With the Supreme Court’s new session fast approaching, many pro-lifers are wondering whether new additions John Roberts and Sam Alito will attempt to overturn legalized abortion.  But what if the long sought reversal of Roe was unnecessary? What if abortion became irrelevant?  Not less important, not outlawed — irrelevant.

Imagine living in a country where the respect for human life was so great, the mere thought of terminating a pregnancy would be as repugnant as lynching a black person. It could happen if the pro-life movement learns from the experiences of Martin Luther King Jr.

Long after the passage of the Thirteenth Amendment outlawing slavery, African-Americans in the South lived with the reality that they were considered second-class citizens. The right to vote was routinely circumvented; the ability to work was limited, and the chance for higher education was nonexistent. In essence, their equality as humans was institutionally denied. Enter Martin Luther King Jr.

Realizing that people, not laws, discriminate, King focused his attention on changing hearts and minds. He worked to weaken the reach of racial discrimination by framing the argument for equality in images that captured the imagination. Some pictures shocked the senses as live television feeds broadcast to millions, images of police dogs gnashing at protesters and student sit-ins at segregated lunch counters. The most poignant of these displayed a protester holding a sign that read “I AM A MAN.”  Surely God in Heaven knew this — how could men on earth not?

The lesson to learn from King’s experience is that a simple truth can cause a profound change. On Nov. 11, 2002, “Time” magazine ran a photograph on its cover of a developing human inside a mother’s womb. The picture caused a stir because, for the first time, millions of Americans saw that an embryo begins to look like a human within at 17 weeks of conception. 

The picture also made a statement. There, on the page in full color rested a not-yet-developed, but fully formed human. For a culture jaded by spin doctors and appeals to base sensibility, this picture symbolically declared “I am a human too.”

Now is the time for pro-life supporters to expand the reach of their message. In order to achieve the kind of lasting success necessary to remove the abortion issue from national debate, it is important that the American public come to see the issue as something beyond the pale of politics. Simply put, it is more important than politics. It is more important because the political process is one predicated on the art of compromise. Recalling the issue of slavery, it is wince-inducing to acknowledge that each generation of American statesmen effectively kicked the can down the road, until the can turned into a powder keg and exploded in 1861. There are some things that cannot be compromised.

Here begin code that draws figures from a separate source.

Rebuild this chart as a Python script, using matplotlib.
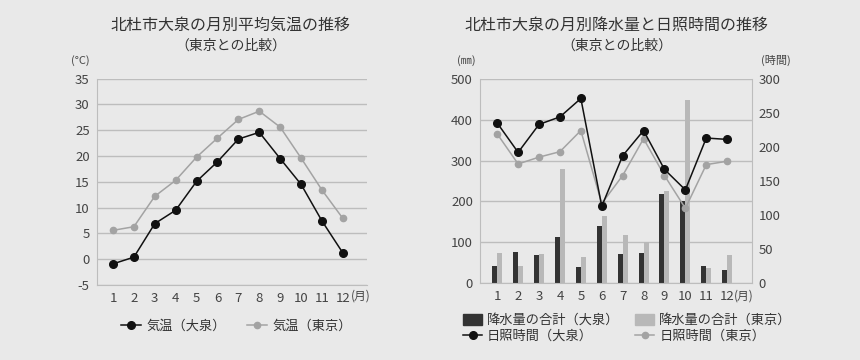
import numpy as np
import matplotlib.pyplot as plt
from matplotlib.patches import Patch
from matplotlib.lines import Line2D

plt.rcParams['font.family'] = ['Noto Sans CJK JP', 'DejaVu Sans']
plt.rcParams['axes.unicode_minus'] = False

months = list(range(1, 13))
month_labels = [str(m) for m in months]

# 平均気温 (℃)
temp_oizumi = [-0.9, 0.4, 6.9, 9.5, 15.1, 18.9, 23.3, 24.6, 19.5, 14.5, 7.4, 1.2]
temp_tokyo = [5.6, 6.3, 12.2, 15.3, 19.8, 23.5, 27.1, 28.7, 25.6, 19.6, 13.4, 7.9]

# 降水量 (mm)
rain_oizumi = [43, 76, 68, 113, 40, 141, 72, 74, 218, 200, 43, 33]
rain_tokyo = [74, 42, 71, 280, 64, 164, 118, 100, 225, 448, 38, 68]

# 日照時間 (時間)
sun_oizumi = [235, 192, 233, 244, 271, 113, 187, 224, 167, 137, 213, 211]
sun_tokyo = [219, 175, 185, 193, 224, 117, 158, 212, 158, 110, 174, 179]

bg = '#e9e9e9'
grid_c = '#bdbdbd'
txt_c = '#444444'
dark = '#111111'
bar_dark = '#333333'
bar_light = '#b8b8b8'
line_light = '#a3a3a3'

fig = plt.figure(figsize=(8.6, 3.6), dpi=100, facecolor=bg)


def style_axes(ax):
    ax.set_facecolor(bg)
    for s in ax.spines.values():
        s.set_visible(False)
    ax.spines['left'].set_visible(True)
    ax.spines['left'].set_color(grid_c)
    ax.spines['bottom'].set_visible(True)
    ax.spines['bottom'].set_color(grid_c)
    ax.tick_params(length=0, labelsize=9.5, colors=txt_c, pad=5)
    ax.grid(axis='y', color=grid_c, linewidth=1)
    ax.set_axisbelow(True)


# ---- 左：気温 ----
ax1 = fig.add_axes([0.1124, 0.2083, 0.3143, 0.5731])
style_axes(ax1)
ax1.plot(months, temp_tokyo, color=line_light, marker='o', markersize=4.5, linewidth=1.1)
ax1.plot(months, temp_oizumi, color=dark, marker='o', markersize=5.5, linewidth=1.1)
ax1.set_xlim(0.22, 13.15)
ax1.set_ylim(-5, 35)
ax1.set_yticks(range(-5, 36, 5))
ax1.set_xticks(months)
ax1.set_xticklabels(month_labels)
ax1.text(12.38, -7.1, '(月)', ha='left', va='center', fontsize=8.5, color=txt_c)
ax1.text(-0.06, 1.06, '(°C)', transform=ax1.transAxes, ha='center', va='bottom',
         fontsize=8, color=txt_c)

fig.text(0.268, 0.93, '北杜市大泉の月別平均気温の推移', ha='center', va='center',
         fontsize=11.5, color='#333333')
fig.text(0.268, 0.872, '（東京との比較）', ha='center', va='center',
         fontsize=10, color='#333333')

h1 = [Line2D([], [], color=dark, marker='o', markersize=5.5, linewidth=1.1),
      Line2D([], [], color=line_light, marker='o', markersize=4.5, linewidth=1.1)]
fig.legend(h1, ['気温（大泉）', '気温（東京）'], loc='center', ncol=2,
           bbox_to_anchor=(0.275, 0.094), frameon=False, fontsize=9.5,
           handlelength=1.5, columnspacing=1.6, handletextpad=0.4,
           labelcolor='#333333')

# ---- 右：降水量・日照時間 ----
ax2 = fig.add_axes([0.558, 0.213, 0.316, 0.5684])
style_axes(ax2)
ax2.spines['right'].set_visible(True)
ax2.spines['right'].set_color(grid_c)
x = np.array(months)
w = 0.24
ax2.bar(x - w / 2, rain_oizumi, width=w, color=bar_dark, zorder=2)
ax2.bar(x + w / 2, rain_tokyo, width=w, color=bar_light, zorder=2)
ax2.set_xlim(0.17, 13.17)
ax2.set_ylim(0, 500)
ax2.set_yticks(range(0, 501, 100))
ax2.set_xticks(months)
ax2.set_xticklabels(month_labels)
ax2.text(12.34, -30, '(月)', ha='left', va='center', fontsize=8.5, color=txt_c)
ax2.text(-0.05, 1.06, '(㎜)', transform=ax2.transAxes, ha='center', va='bottom',
         fontsize=8, color=txt_c)

ax3 = ax2.twinx()
for s in ax3.spines.values():
    s.set_visible(False)
ax3.plot(months, sun_tokyo, color=line_light, marker='o', markersize=4.5, linewidth=1.1, zorder=3)
ax3.plot(months, sun_oizumi, color=dark, marker='o', markersize=5.5, linewidth=1.1, zorder=4)
ax3.set_ylim(0, 300)
ax3.set_yticks(range(0, 301, 50))
ax3.tick_params(length=0, labelsize=9.5, colors=txt_c, pad=5)
ax3.text(1.09, 1.06, '(時間)', transform=ax3.transAxes, ha='center', va='bottom',
         fontsize=8, color=txt_c)

fig.text(0.717, 0.93, '北杜市大泉の月別降水量と日照時間の推移', ha='center', va='center',
         fontsize=11.5, color='#333333')
fig.text(0.717, 0.872, '（東京との比較）', ha='center', va='center',
         fontsize=10, color='#333333')

h2 = [Patch(color=bar_dark),
      Line2D([], [], color=dark, marker='o', markersize=5.5, linewidth=1.1),
      Patch(color=bar_light),
      Line2D([], [], color=line_light, marker='o', markersize=4.5, linewidth=1.1)]
fig.legend(h2, ['降水量の合計（大泉）', '日照時間（大泉）', '降水量の合計（東京）', '日照時間（東京）'],
           loc='center left', ncol=2, bbox_to_anchor=(0.525, 0.088), frameon=False,
           fontsize=9.5, handlelength=1.4, handleheight=0.9, columnspacing=1.2,
           handletextpad=0.4, labelspacing=0.2, labelcolor='#333333')

fig.savefig('out.png', dpi=100, facecolor=bg)
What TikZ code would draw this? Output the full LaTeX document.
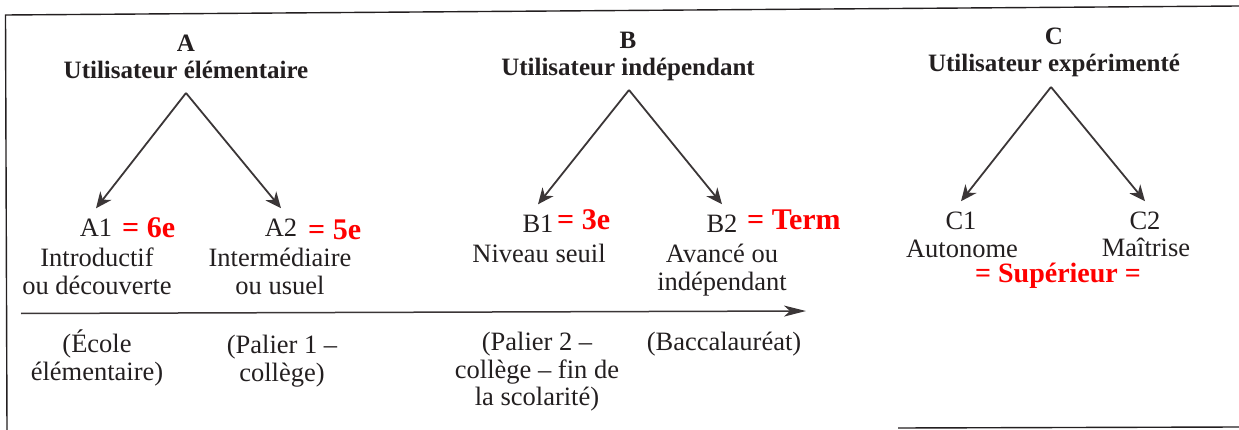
\documentclass[tikz,border=0pt]{standalone}
\usepackage{fontspec}
\setmainfont{Liberation Serif}
\usepackage{tikz}
\usetikzlibrary{arrows.meta}
\definecolor{ink}{HTML}{231F20}
\definecolor{stroke}{HTML}{3B3637}
\definecolor{hot}{HTML}{FF0000}
\tikzset{
  title/.style={font=\fontsize{25}{27}\selectfont\bfseries, text=ink, align=center, inner sep=0pt},
  tier/.style={font=\fontsize{26.5}{28}\selectfont, text=ink, inner sep=11pt},
  desc/.style={font=\fontsize{26.5}{27.5}\selectfont, text=ink, align=center, inner sep=0pt},
  grade/.style={font=\fontsize{30}{32}\selectfont\bfseries, text=hot, inner sep=0pt},
  branch/.style={-{Stealth[length=16pt,width=14pt,inset=5pt]}, line width=1.8pt, draw=stroke},
  timeline/.style={-{Stealth[length=22pt,width=11pt,inset=6pt]}, line width=1.5pt, draw=stroke},
  boxline/.style={draw=ink, line width=1.4pt}
}

\begin{document}
\begin{tikzpicture}[x=1pt,y=-1pt]
  \useasboundingbox (0,0) rectangle (1239,430);
  % frame
  \draw[boxline] (1239,6) -- (5.5,15) -- (7,430);
  \draw[boxline] (898,428) -- (1239,427);

  % three user groups
  \node[title,anchor=north] (tA) at (186,35) {A\\Utilisateur élémentaire};
  \node[title,anchor=north] (tB) at (628,32) {B\\Utilisateur indépendant};
  \node[title,anchor=north] (tC) at (1054,28) {C\\Utilisateur expérimenté};
  \coordinate (apA) at (186,93);
  \coordinate (apB) at (629,90);
  \coordinate (apC) at (1051,87);

  % levels
  \node[tier,anchor=base] (A1) at (96,237) {A1};
  \node[grade,anchor=base west] (gA1) at (122,238) {= 6e};
  \node[tier,anchor=base] (A2) at (281,237) {A2};
  \node[grade,anchor=base west] (gA2) at (308,240) {= 5e};
  \node[tier,anchor=base] (B1) at (538,233) {B1};
  \node[grade,anchor=base west] (gB1) at (557,230) {= 3e};
  \node[tier,anchor=base] (B2) at (722,233) {B2};
  \node[grade,anchor=base west] (gB2) at (747,230) {= Term};
  \node[tier,anchor=base] (C1) at (961,230) {C1};
  \node[tier,anchor=base] (C2) at (1145,230) {C2};

  \node[desc,anchor=north] (dA1) at (97,248) {Introductif\\ou découverte};
  \node[desc,anchor=north] (dA2) at (280,248) {Intermédiaire\\ou usuel};
  \node[desc,anchor=base] (dB1) at (539,262) {Niveau seuil};
  \node[desc,anchor=north] (dB2) at (722,244) {Avancé ou\\indépendant};
  \node[desc,anchor=base] (dC1) at (962,258) {Autonome};
  \node[desc,anchor=base] (dC2) at (1146,257) {Maîtrise};
  \node[grade,font=\fontsize{28}{30}\selectfont\bfseries,anchor=base] (gC) at (1058,283) {= Supérieur =};

  \draw[branch] (apA) -- (A1.north);
  \draw[branch] (apA) -- (A2.north);
  \draw[branch] (apB) -- (B1.north);
  \draw[branch] (apB) -- (B2.north);
  \draw[branch] (apC) -- (C1.north);
  \draw[branch] (apC) -- (C2.north);

  % school stages
  \coordinate (t0) at (21,313.5);
  \coordinate (t1) at (806,311);
  \draw[timeline] (t0) -- (t1);
  \node[desc,anchor=north] (nA1) at (97,330) {(École\\élémentaire)};
  \node[desc,anchor=north] (nA2) at (282,335) {(Palier 1 –\\collège)};
  \node[desc,anchor=north] (nB1) at (537,332) {(Palier 2 –\\collège – fin de\\la scolarité)};
  \node[desc,anchor=base] (nB2) at (724,350) {(Baccalauréat)};
\end{tikzpicture}
\end{document}
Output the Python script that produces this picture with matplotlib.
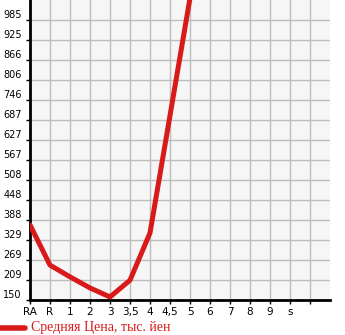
import matplotlib
matplotlib.use("Agg")
import matplotlib.pyplot as plt
import numpy as np

# grade labels along the x axis (last slot has no label)
grades = ["RA", "R", "1", "2", "3", "3,5", "4", "4,5", "5", "6", "7", "8", "9", "s", ""]
# average price, thousand yen (only RA..5 have values)
prices = [374, 254, 219, 186, 159, 209, 350, 700, 1050]
y_ticks = [150, 209, 269, 329, 388, 448, 508, 567, 627, 687, 746, 806, 866, 925, 985]

red = "#d91a1a"

fig = plt.figure(figsize=(3.45, 3.35), dpi=100)
ax = fig.add_axes([30 / 345, 35 / 335, 300 / 345, 300 / 335])
ax.set_facecolor("#f6f6f6")

x = np.arange(len(prices))
ax.plot(x, prices, color=red, lw=3.6, solid_joinstyle="round",
        solid_capstyle="round", zorder=3, clip_on=True)

ax.set_xlim(0, 15)
ax.set_ylim(150, 150 + 15 * 59.64)
ax.set_xticks(np.arange(len(grades)))
ax.set_xticklabels(grades, fontsize=7.5, family="DejaVu Sans")
ax.set_yticks(y_ticks)
ax.set_yticklabels([str(v) for v in y_ticks], fontsize=7, family="DejaVu Sans")
for lbl in ax.get_yticklabels():
    lbl.set_va("bottom")

ax.grid(True, color="#bdbdbd", lw=1)
ax.set_axisbelow(True)
for s in ["top", "right"]:
    ax.spines[s].set_visible(False)
for s in ["left", "bottom"]:
    ax.spines[s].set_linewidth(2)
    ax.spines[s].set_color("black")
ax.tick_params(axis="y", length=3, width=1, pad=3)
ax.tick_params(axis="x", length=3, width=1, pad=2)

# legend drawn below the plot
fig.lines.append(plt.Line2D([0.0, 25 / 345], [7 / 335, 7 / 335], transform=fig.transFigure,
                            color=red, lw=4, solid_capstyle="round"))
fig.text(31 / 345, 7 / 335, "Средняя Цена, тыс. йен", color=red, fontsize=10,
         family="Liberation Serif", va="center", ha="left")

fig.savefig("out.png", dpi=100)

Hardly anyone today would argue that removing the prohibition on slavery should be left to political discretion. 

Society recognizes that denying a person his or her status as a human due to the color of skin violates a law more authoritative than any law passed in a legislature or upheld in court. The same should apply to the weakest, and therefore the most discriminated against minority in American life — the unborn.

The complete abolition of abortion in the United States may never come to pass. Nevertheless, it may become irrelevant if the pro-life movement can help the American public understand that abortion, like slavery, dehumanizes its victims by denying them their inherent equality with other members of the human race.